Below are entries. Reproduce exactly the lines between the line holding "Write the matplotlib code for this chart." and the line holding "from matplotlib.ticker import", inclusive, and only those.

** Entries supplied **

◇ ◇ ◇

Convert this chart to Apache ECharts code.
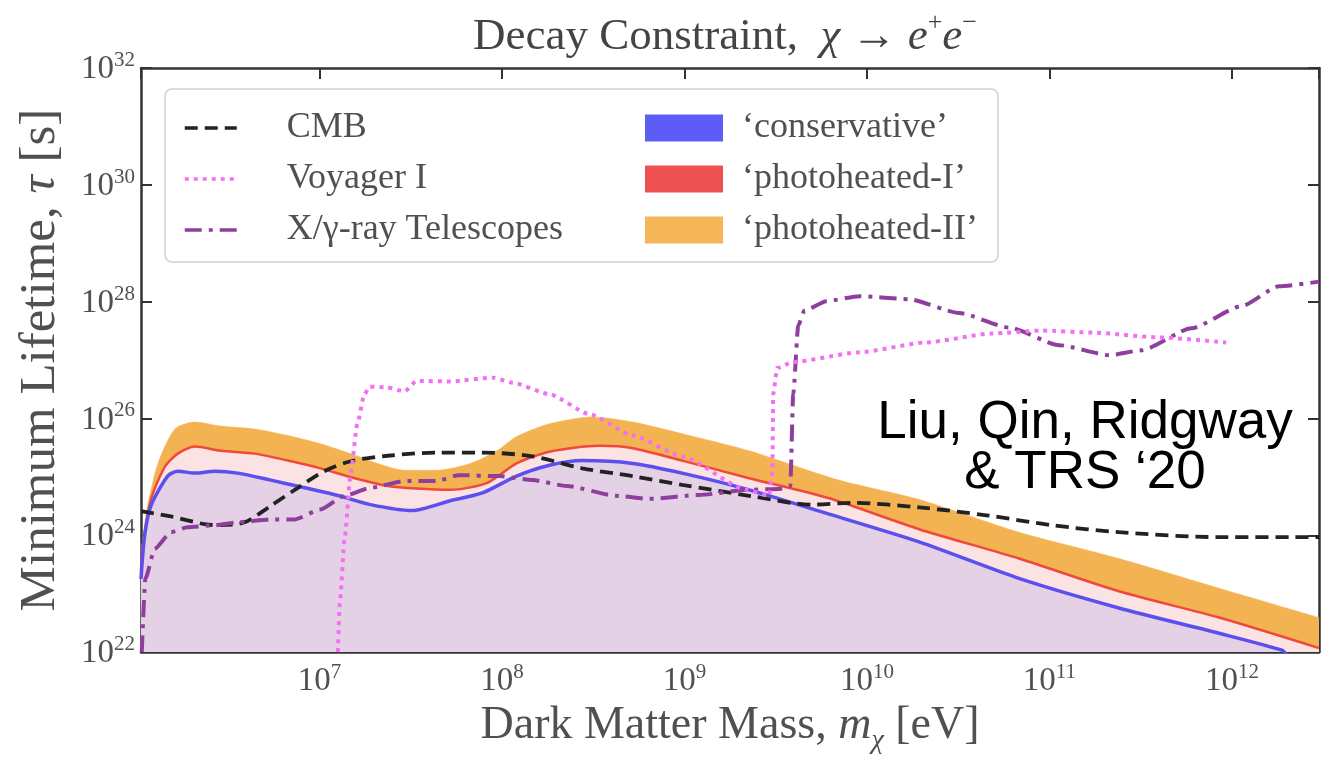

◇ ◇ ◇

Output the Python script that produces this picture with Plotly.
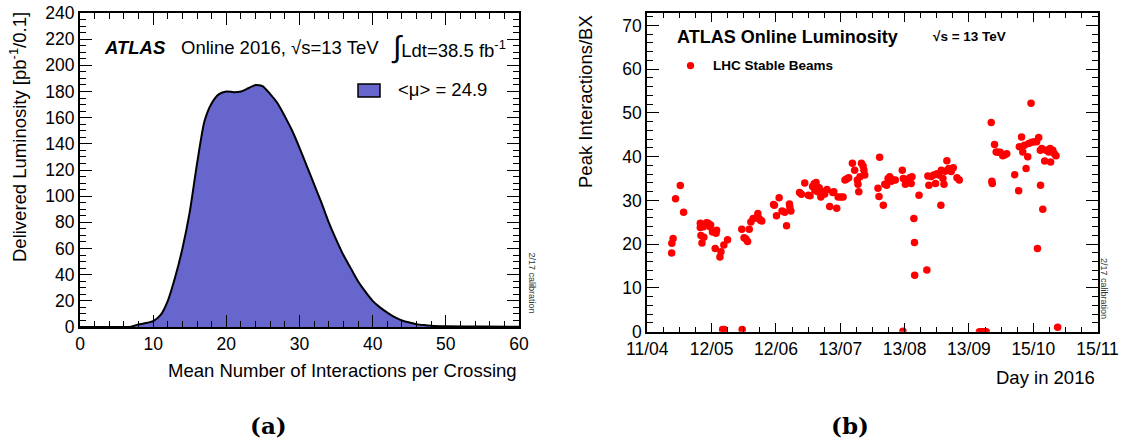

◇ ◇ ◇

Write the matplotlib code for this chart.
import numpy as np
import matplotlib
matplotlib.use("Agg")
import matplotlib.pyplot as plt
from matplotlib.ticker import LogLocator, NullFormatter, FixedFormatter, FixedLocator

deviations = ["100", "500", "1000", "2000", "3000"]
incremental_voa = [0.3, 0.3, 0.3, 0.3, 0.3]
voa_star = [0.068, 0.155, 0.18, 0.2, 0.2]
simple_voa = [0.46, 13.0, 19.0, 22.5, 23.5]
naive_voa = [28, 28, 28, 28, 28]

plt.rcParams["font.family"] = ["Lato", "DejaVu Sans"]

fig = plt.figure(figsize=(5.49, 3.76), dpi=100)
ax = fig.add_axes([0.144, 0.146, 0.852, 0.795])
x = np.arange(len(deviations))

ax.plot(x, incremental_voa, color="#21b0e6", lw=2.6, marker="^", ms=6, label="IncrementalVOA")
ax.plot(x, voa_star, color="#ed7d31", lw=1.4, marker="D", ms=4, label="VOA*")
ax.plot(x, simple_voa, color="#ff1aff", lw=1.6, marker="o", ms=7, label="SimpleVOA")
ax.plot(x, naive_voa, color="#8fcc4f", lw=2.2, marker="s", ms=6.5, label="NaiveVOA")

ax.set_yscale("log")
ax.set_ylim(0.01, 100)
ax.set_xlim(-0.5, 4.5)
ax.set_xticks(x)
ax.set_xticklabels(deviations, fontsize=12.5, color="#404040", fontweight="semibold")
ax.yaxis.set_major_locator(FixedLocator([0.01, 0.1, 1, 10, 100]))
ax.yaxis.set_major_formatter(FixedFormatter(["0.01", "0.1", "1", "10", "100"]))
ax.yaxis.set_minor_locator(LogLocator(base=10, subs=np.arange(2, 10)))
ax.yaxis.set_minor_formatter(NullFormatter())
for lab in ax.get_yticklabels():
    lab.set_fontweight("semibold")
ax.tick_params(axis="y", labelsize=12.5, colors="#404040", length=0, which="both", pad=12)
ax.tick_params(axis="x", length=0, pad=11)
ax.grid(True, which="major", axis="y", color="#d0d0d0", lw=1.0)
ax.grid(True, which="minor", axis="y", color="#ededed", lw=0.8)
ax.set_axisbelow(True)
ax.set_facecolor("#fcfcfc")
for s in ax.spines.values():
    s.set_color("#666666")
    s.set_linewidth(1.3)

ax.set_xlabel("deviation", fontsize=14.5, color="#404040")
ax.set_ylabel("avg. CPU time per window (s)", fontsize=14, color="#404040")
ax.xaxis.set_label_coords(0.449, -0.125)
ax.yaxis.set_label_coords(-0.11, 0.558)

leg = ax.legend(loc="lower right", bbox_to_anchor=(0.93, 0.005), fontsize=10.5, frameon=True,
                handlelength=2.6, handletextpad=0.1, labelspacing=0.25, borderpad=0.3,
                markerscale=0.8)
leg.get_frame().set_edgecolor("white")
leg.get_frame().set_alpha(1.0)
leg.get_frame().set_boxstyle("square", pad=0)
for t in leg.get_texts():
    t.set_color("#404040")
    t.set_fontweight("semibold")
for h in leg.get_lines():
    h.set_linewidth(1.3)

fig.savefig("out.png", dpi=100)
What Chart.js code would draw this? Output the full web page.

◇ ◇ ◇

** Response below **
Write the matplotlib code for this chart.
import numpy as np
import matplotlib
matplotlib.use("Agg")
import matplotlib.pyplot as plt
from matplotlib.ticker import LogLocator, NullFormatter, FixedFormatter, FixedLocator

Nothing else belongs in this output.